Maybe you can maintain 50% consistency, but the scatter will not be as low as you claim, due to it being a non-random phenomenon. I know all about judging distances, and have worked enough with small machine parts to be able to judge distances down in the deca-mil range. Does that mean I can maintain a
force that consistently? Of course not. You are comparing purely sensory phenomena to motor-sensory phenomena.
bald1, is this maybe the kind of thing you are talking about? A little bit of spin to make himself sound like he knows what he's talking about, when he really doesn't? Not quite the same as spinning other people's words, but still a type of spin (using actual terms, examples, etc., but applying them in a way they don't actually apply).
Want to do an experiment? Take a digital gram scale. Watching the readout, apply a force of 1 kilogram. Release and repeat several times. Now, turn the readout away from you, and have someone else record the results (without letting you see). Try to apply that same 1 kg force 1000 times, and see what kind of scatter you get, and if there doesn't seem to be a pattern.
re: expectation
They would seem to be revelations to you. You mention nothing of the sort in your reviews, and claim to have a reasonable amount of scientific objectivity. Again, unless you can arrange a double-blind trial (don't see how, since your method still allows you to know which knife you are using, and there really isn't any reasonable way to prevent you from knowing that without otherwise compromising the results), you can't claim that this is a scientific procedure.
Using time as a pseudo-random number might work, if you used something subtle like miliseconds, but gross measurement like fractions of minutes are easily within the level at which you exert a subconscious influence. Anyone who can say 'one-Mississippi, two-Mississippi,' etc. has experienced this natural ability to determine time intervals. Waiting to calculate averages falls into the same pitfall: your brain performs subconscious calculus in order to catch a thrown object; do you really think it has any trouble taking an average on the fly?

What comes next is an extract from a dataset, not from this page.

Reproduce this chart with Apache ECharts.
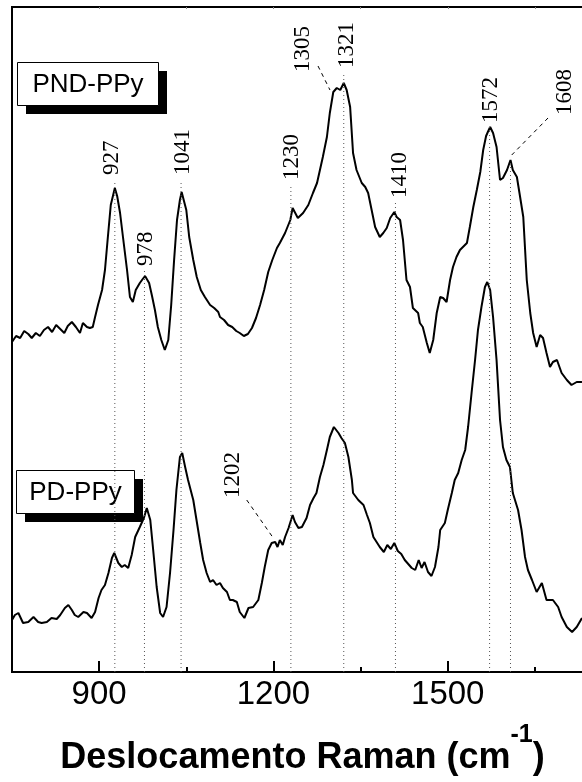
<!DOCTYPE html>
<html>
<head>
<meta charset="utf-8">
<script src="https://cdn.jsdelivr.net/npm/echarts@6/dist/echarts.min.js"></script>
<style>
html,body{margin:0;padding:0;background:#fff;}
#chart{width:582px;height:782px;}
</style>
</head>
<body>
<div id="chart"></div>
<script>
// ---------- DATA ----------
const shiftPND = [750,757,764,771,778,784,791,798,805,812,
819,826,833,840,846,853,860,867,872,879,
884,889,893,898,905,910,915,920,927,931,
936,941,948,953,958,963,970,975,979,986,
991,996,1001,1007,1013,1019,1024,1029,1034,1039,
1042,1050,1055,1062,1068,1075,1082,1091,1098,1105,
1108,1115,1122,1129,1136,1142,1149,1156,1163,1170,
1177,1184,1191,1198,1206,1211,1220,1229,1233,1242,
1251,1260,1268,1275,1280,1285,1292,1297,1303,1309,
1315,1321,1326,1332,1337,1343,1352,1358,1363,1369,
1375,1383,1389,1395,1401,1408,1412,1418,1423,1429,
1435,1440,1449,1452,1457,1464,1469,1475,1481,1487,
1492,1498,1504,1509,1515,1521,1533,1538,1544,1550,
1556,1561,1566,1569,1573,1578,1584,1590,1595,1602,
1608,1612,1619,1624,1630,1636,1642,1647,1653,1659,
1664,1670,1676,1681,1688,1696,1705,1713,1722,1731];
const intensityPND = [330,336,334,341,338,334,339,336,342,345,
340,347,343,339,346,350,345,339,349,345,
344,345,355,367,382,402,435,467,484,476,
459,435,402,375,370,382,389,393,396,389,
376,362,345,332,322,332,367,412,452,472,
480,462,435,412,395,382,375,367,364,360,
355,352,347,345,341,339,336,338,344,354,
367,382,400,412,424,429,439,452,464,454,
459,467,479,489,502,515,535,559,580,584,
582,589,582,565,519,502,489,485,479,462,
445,435,439,444,454,460,455,452,432,392,
385,364,359,349,345,329,319,332,359,375,
374,370,392,405,415,422,429,445,465,482,
500,522,536,540,545,539,525,492,494,502,
512,502,495,477,455,392,359,339,325,337,
334,319,305,310,312,299,292,287,290,290];

const shiftPD = [750,755,761,769,778,787,795,801,810,818,
827,833,841,847,853,858,864,873,879,887,
893,899,904,910,916,922,926,933,939,944,
950,956,962,970,977,982,988,993,999,1005,
1010,1016,1022,1028,1033,1039,1043,1048,1053,1062,
1074,1079,1085,1091,1096,1102,1108,1113,1120,1125,
1130,1137,1142,1150,1157,1165,1174,1180,1185,1191,
1197,1203,1207,1211,1216,1220,1226,1233,1237,1243,
1249,1257,1263,1269,1274,1280,1286,1292,1297,1304,
1312,1317,1323,1329,1335,1337,1346,1355,1361,1366,
1372,1383,1390,1396,1402,1408,1414,1420,1426,1432,
1438,1444,1450,1455,1460,1466,1472,1478,1484,1487,
1495,1500,1507,1512,1518,1524,1530,1535,1541,1547,
1552,1558,1564,1568,1573,1578,1584,1590,1595,1601,
1607,1612,1621,1627,1633,1638,1645,1653,1662,1670,
1681,1690,1696,1705,1714,1722,1731];
const intensityPD = [52,57,59,49,50,55,50,49,50,54,
53,57,64,67,62,57,55,60,59,54,
60,74,82,87,99,114,119,109,105,107,
104,117,135,145,154,164,152,122,85,59,
55,65,99,142,182,215,219,205,192,172,
129,112,99,90,92,87,89,84,80,72,
72,70,60,54,64,65,72,89,105,122,
129,130,125,132,127,135,144,157,150,144,
145,154,167,174,179,195,207,222,235,245,
239,234,229,215,192,179,172,167,157,149,
135,125,120,127,123,129,121,118,112,108,
104,102,112,104,110,100,96,105,125,142,
149,162,179,192,199,212,222,245,279,312,
342,365,385,390,382,355,312,252,225,212,
205,179,162,142,115,102,92,80,89,72,
72,65,55,45,40,45,54];

const seriesNames = ['PND-PPy', 'PD-PPy'];
const majorTicks = [900, 1200, 1500];
const minorTicks = [1050, 1350, 1650];
const topTicks = [900, 1050, 1200, 1350, 1500, 1650];
const peakLabels = ['927','978','1041','1202','1230','1305','1321','1410','1572','1608'];
const peakPositions = [927, 978, 1041, 1202, 1230, 1305, 1321, 1410, 1572, 1608];

// ---------- ANNOTATION LAYOUT (placement only) ----------
const annotationLayout = {
  '927':  {text: [921.6, 497], line: 492},
  '978':  {text: [980.6, 406], line: 402},
  '1041': {text: [1044.3, 497], line: 492},
  '1202': {text: [1130.9, 174], leader: [[1154, 172], [1199.7, 134]]},
  '1230': {text: [1231.4, 492], line: 488},
  '1305': {text: [1250.9, 600], leader: [[1276.7, 606], [1297.3, 582]]},
  '1321': {text: [1326.1, 604], line: 600},
  '1410': {text: [1417, 474], line: 470},
  '1572': {text: [1574.1, 549], line: 545},
  '1608': {text: [1701.8, 557], line: 512, leader: [[1672.6, 554], [1610.1, 517]]}
};

function zip(a, b) { return a.map((v, i) => [v, b[i]]); }

const chart = echarts.init(document.getElementById('chart'), null, {renderer: 'canvas'});

function renderAnnot(params, api) {
  const i = params.dataIndex;
  const key = peakLabels[i];
  const lay = annotationLayout[key];
  const children = [];
  if (lay.line != null) {
    const a = api.coord([peakPositions[i], 0]);
    const b = api.coord([peakPositions[i], lay.line]);
    children.push({type: 'line', shape: {x1: a[0], y1: a[1], x2: b[0], y2: b[1]},
      style: {stroke: '#555', lineWidth: 1, lineDash: [1, 3]}});
  }
  if (lay.leader) {
    const p = api.coord(lay.leader[0]);
    const q = api.coord(lay.leader[1]);
    children.push({type: 'line', shape: {x1: p[0], y1: p[1], x2: q[0], y2: q[1]},
      style: {stroke: '#000', lineWidth: 1, lineDash: [4, 4]}});
  }
  const t = api.coord(lay.text);
  children.push({type: 'text', x: t[0], y: t[1], rotation: Math.PI / 2,
    style: {text: key, font: '23px "Liberation Serif", "Times New Roman", serif', fill: '#000',
      align: 'left', verticalAlign: 'middle'}});
  return {type: 'group', children: children};
}

const FONT = '"Liberation Sans", Arial, sans-serif';

const option = {
  animation: false,
  backgroundColor: '#fff',
  grid: {left: 12, right: -11, top: 7, bottom: 110, show: true, borderColor: '#000', borderWidth: 2,
    containLabel: false, outerBoundsMode: 'none'},
  xAxis: [
    {type: 'value', min: 750, max: 1750, interval: 150, position: 'bottom',
      axisLine: {show: true, onZero: false, lineStyle: {color: '#000', width: 2}},
      axisTick: {show: true, inside: true, length: 11, customValues: majorTicks, lineStyle: {color: '#000', width: 2}},
      axisLabel: {show: true, customValues: majorTicks, color: '#000', fontSize: 33, margin: 6,
        fontFamily: FONT, formatter: function (v) { return String(v); }},
      splitLine: {show: false},
      name: '{m|Deslocamento Raman (cm}{s|-1}{m|)}',
      nameLocation: 'middle', nameGap: 58,
      nameTextStyle: {rich: {
        m: {fontSize: 36, fontWeight: 'bold', color: '#000', fontFamily: FONT, lineHeight: 40, padding: [17, 0, 0, 0]},
        s: {fontSize: 25, fontWeight: 'bold', color: '#000', fontFamily: FONT, lineHeight: 24, padding: [0, 0, 30, 0]}
      }}
    },
    {type: 'value', min: 750, max: 1750, interval: 150, position: 'bottom',
      axisLine: {show: false, onZero: false},
      axisTick: {show: true, inside: true, length: 5, customValues: minorTicks, lineStyle: {color: '#000', width: 2}},
      axisLabel: {show: false}, splitLine: {show: false}},
    {type: 'value', min: 750, max: 1750, interval: 150, position: 'top',
      axisLine: {show: false, onZero: false},
      axisTick: {show: true, inside: true, length: 2, customValues: topTicks, lineStyle: {color: '#888', width: 1}},
      axisLabel: {show: false}, splitLine: {show: false}}
  ],
  yAxis: {type: 'value', min: 0, max: 665, show: false},
  graphic: [
    {type: 'rect', z: 1, shape: {x: 26, y: 71, width: 141, height: 43}, style: {fill: '#000'}},
    {type: 'rect', z: 1, shape: {x: 17.5, y: 62.5, width: 141, height: 43}, style: {fill: '#fff', stroke: '#000', lineWidth: 1}},
    {type: 'text', z: 1, x: 88, y: 85, style: {text: seriesNames[0], font: '26px ' + FONT, fill: '#000', align: 'center', verticalAlign: 'middle'}},
    {type: 'rect', z: 1, shape: {x: 25, y: 479, width: 118, height: 43}, style: {fill: '#000'}},
    {type: 'rect', z: 1, shape: {x: 16.5, y: 470.5, width: 118, height: 43}, style: {fill: '#fff', stroke: '#000', lineWidth: 1}},
    {type: 'text', z: 1, x: 75.5, y: 493, style: {text: seriesNames[1], font: '26px ' + FONT, fill: '#000', align: 'center', verticalAlign: 'middle'}}
  ],
  series: [
    {name: seriesNames[0], type: 'line', data: zip(shiftPND, intensityPND), showSymbol: false, symbol: 'none',
      lineStyle: {color: '#000', width: 2}, z: 3, silent: true},
    {name: seriesNames[1], type: 'line', data: zip(shiftPD, intensityPD), showSymbol: false, symbol: 'none',
      lineStyle: {color: '#000', width: 2}, z: 3, silent: true},
    {type: 'custom', renderItem: renderAnnot, data: peakPositions.map((p, i) => [p, i]),
      clip: false, z: 5, silent: true}
  ]
};
chart.setOption(option);
</script>
</body>
</html>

If you want to claim scientific objectivity, and still use sigle-blind (or less) methods (and, those really are the only type available for most knife tests, other than comparing completely identical blades made from different steels, but otherwise indistinguishable), you must use a large number of testers (not just a few friends).
re: training:
Reading a few mat. sci. books, and having a few discussions with ME's does not qualify you for failure analysis. It is one of the most intensive and esoteric fields in the whole of engineering. I wouldn't hire an engineer to preform failure analysis without at least a Master's degree or two, and I would probably require that this person has worked for several years in various related fields, unless I was truly impressed with his/her references.
re: complexity:
You did not say that fatigue is a complex issue. You specifically said that it is only two simple variables.
re: extreme tests:
You have also said that extreme tests can replace low-stress testing. Which one is it? And using extreme tests at all requires careful control, as even slight variances can produce widly differing results. For example, a friend was recently working on an RCS thruster for a missile. This one has to be particularly compact, producing upwards of a thousand pounds from a unit approximately the size of a 'D-cell' battery. They predicted a 25% variance between their model of how the thruster would perform, and the actual data from the first test-firing. They achieved a 10% difference, and were nearly in tears. The lesson? Extreme tests are very hard to predict, implement, and draw conclusions from.
bald1, I think we're pretty much on the same page here. While Cliff's tests might be useful 'real-world' tests, he claims that his tests are scientific, and therefore better-than the real-world tests. If he presented them as real-world tests, I would have no problem, but he wants to supplant others' real-world testing with his own, carefully disguised as science. Both as a knife user who values having a wide variety of real-world anecdotes to draw upon, and as a scientist who values data passed off as scientifically accurate to be just that, I find this quite annoying. On the one hand, it seeks to drive out other real-world testers, and on the other, it undermines the validity of true scientific data.